War Service and Public Diplomacy
During World War II, Riskin left studio work to serve at the U.S. Office of War Information. There he conceived and supervised film projects designed to explain American life and democratic values abroad, a program later remembered for the documentary series often referred to as Projections of America. Collaborating with government colleagues and documentary teams, he applied his narrative instincts to public diplomacy, crafting stories that were less propaganda than portraits of a complicated, striving nation. The assignment broadened his sense of audience and purpose, and it demonstrated the portability of his storytelling beyond the studio system.

Postwar Work and Setbacks
Returning to Hollywood after the war, Riskin pursued projects that extended his civic themes into the postwar landscape. Magic Town (1947), starring James Stewart, took on polling, public opinion, and the search for authenticity in a media-saturated age, echoing questions that had animated Meet John Doe. He also explored independent producing and development, seeking greater control over material. However, in 1950 he suffered a severe stroke that curtailed his writing. Friends and former collaborators, including Capra, visited and advocated for him, but the long illness limited any sustained return to the pace and reach of his prewar years.

Personal Life
In 1942 Riskin married actress Fay Wray, whose screen presence had already made her a Hollywood icon.
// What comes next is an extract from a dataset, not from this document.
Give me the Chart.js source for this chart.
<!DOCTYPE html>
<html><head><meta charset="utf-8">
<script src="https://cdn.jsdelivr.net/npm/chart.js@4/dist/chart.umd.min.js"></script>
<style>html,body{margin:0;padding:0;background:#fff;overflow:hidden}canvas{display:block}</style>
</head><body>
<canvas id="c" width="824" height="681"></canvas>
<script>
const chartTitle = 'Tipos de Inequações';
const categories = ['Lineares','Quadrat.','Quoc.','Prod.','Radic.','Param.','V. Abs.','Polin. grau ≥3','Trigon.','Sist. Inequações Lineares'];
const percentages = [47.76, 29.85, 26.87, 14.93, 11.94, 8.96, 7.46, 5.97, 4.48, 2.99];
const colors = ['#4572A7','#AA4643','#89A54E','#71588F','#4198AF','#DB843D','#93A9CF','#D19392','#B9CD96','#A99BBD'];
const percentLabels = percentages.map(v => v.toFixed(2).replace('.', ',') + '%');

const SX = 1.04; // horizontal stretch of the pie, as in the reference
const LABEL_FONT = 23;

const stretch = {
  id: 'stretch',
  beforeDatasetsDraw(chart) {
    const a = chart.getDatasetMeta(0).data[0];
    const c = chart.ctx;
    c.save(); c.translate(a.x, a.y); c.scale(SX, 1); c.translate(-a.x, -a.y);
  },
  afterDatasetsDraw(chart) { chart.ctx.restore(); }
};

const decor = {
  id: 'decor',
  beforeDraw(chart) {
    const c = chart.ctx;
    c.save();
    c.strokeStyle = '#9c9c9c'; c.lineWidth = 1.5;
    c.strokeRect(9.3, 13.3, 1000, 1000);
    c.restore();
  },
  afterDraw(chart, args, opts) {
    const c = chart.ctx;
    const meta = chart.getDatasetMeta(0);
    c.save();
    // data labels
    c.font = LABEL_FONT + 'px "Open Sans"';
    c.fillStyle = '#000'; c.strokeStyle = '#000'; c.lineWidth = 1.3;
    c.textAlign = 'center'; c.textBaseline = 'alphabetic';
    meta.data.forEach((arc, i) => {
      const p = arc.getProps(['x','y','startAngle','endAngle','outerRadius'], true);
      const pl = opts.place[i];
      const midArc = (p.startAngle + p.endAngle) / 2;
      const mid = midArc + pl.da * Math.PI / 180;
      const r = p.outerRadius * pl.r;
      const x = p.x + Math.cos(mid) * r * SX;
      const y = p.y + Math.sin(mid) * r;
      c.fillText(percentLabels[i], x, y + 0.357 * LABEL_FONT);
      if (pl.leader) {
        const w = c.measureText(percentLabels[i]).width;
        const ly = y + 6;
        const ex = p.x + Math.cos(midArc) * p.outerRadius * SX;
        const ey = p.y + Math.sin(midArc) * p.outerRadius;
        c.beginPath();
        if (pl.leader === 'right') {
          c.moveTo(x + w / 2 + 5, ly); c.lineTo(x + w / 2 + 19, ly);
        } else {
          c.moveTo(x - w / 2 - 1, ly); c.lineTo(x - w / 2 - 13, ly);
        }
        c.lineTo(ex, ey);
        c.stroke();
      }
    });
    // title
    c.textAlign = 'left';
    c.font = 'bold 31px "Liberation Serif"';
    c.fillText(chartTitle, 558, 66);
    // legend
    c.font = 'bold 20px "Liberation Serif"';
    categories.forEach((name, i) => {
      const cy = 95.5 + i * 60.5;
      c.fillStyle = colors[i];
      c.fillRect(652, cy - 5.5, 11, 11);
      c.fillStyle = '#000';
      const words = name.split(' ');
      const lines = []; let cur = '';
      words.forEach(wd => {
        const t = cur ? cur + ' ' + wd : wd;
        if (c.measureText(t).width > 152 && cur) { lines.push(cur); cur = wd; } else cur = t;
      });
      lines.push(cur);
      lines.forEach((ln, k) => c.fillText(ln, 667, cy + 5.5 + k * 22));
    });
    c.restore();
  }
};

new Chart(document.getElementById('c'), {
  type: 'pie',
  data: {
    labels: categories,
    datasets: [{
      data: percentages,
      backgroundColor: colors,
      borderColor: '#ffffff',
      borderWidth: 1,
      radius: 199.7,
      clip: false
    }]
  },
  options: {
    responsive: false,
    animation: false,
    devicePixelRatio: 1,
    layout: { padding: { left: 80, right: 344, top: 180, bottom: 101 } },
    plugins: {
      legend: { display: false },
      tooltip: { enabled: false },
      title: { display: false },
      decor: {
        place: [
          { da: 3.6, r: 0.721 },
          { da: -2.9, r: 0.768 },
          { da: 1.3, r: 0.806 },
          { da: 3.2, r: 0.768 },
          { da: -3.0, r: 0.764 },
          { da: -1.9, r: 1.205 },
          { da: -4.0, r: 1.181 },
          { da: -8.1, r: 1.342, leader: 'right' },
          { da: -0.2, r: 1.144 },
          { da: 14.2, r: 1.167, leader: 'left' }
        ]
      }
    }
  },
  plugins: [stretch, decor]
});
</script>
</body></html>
Their marriage placed him within a vibrant artistic circle of performers, writers, and directors, and Wray's perspective on the industry's demands dovetailed with his own commitment to character-driven storytelling. They raised a family together; their daughter Victoria Riskin later became a writer and producer and chronicled her parents' lives and careers, offering an intimate view of his working habits, values, and humor. Through Wray, Riskin also had close ties to colleagues from earlier studio eras, enriching his sense of the craft's history and community.
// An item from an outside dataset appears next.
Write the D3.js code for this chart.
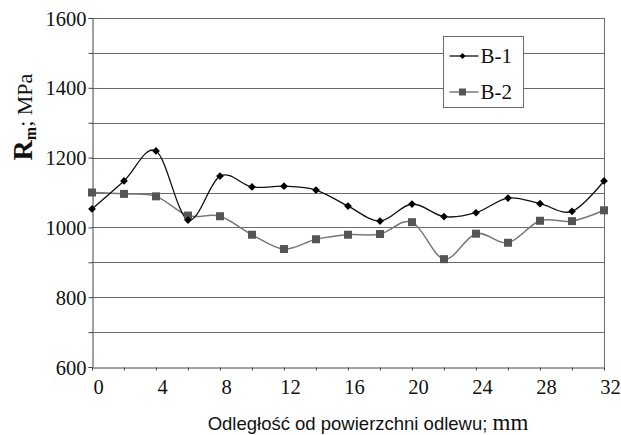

Working Relationships and Collaborators
Riskin's professional constellation included not only Capra and Cohn but also actors whose screen personas seemed made for his writing: Gable's brash charm, Colbert's precision, Cooper's unforced integrity, Arthur's smart warmth, Stewart's open idealism, and Stanwyck's quicksilver intelligence. Their performances amplified his dialogue, turning aphorisms into lived emotion and banter into revelation. Editors, cinematographers, and composers at Columbia contributed to the brisk pacing and tonal balance that made the films memorable, while producers ensured the material retained its topical edge without losing box-office appeal.

Death and Legacy
Robert Riskin died in 1955 after several years of ill health. In the decades since, his reputation has only grown. Scholars and filmmakers credit him with giving shape and cadence to an American screen idiom that could be both comedic and morally serious. The best of his work shows how dialogue can move a story while clarifying ideas, and how urbanity and decency can coexist without sentimentality. His films remain fixtures in retrospectives of classic Hollywood, and they continue to influence writers who aim to fuse character, humor, and social purpose. Through the enduring popularity of It Happened One Night, Mr. Deeds Goes to Town, You Can't Take It With You, Lost Horizon, and Meet John Doe, and through the later reflections of Fay Wray and their daughter Victoria, Robert Riskin stands as a defining voice of American screenwriting in the studio era.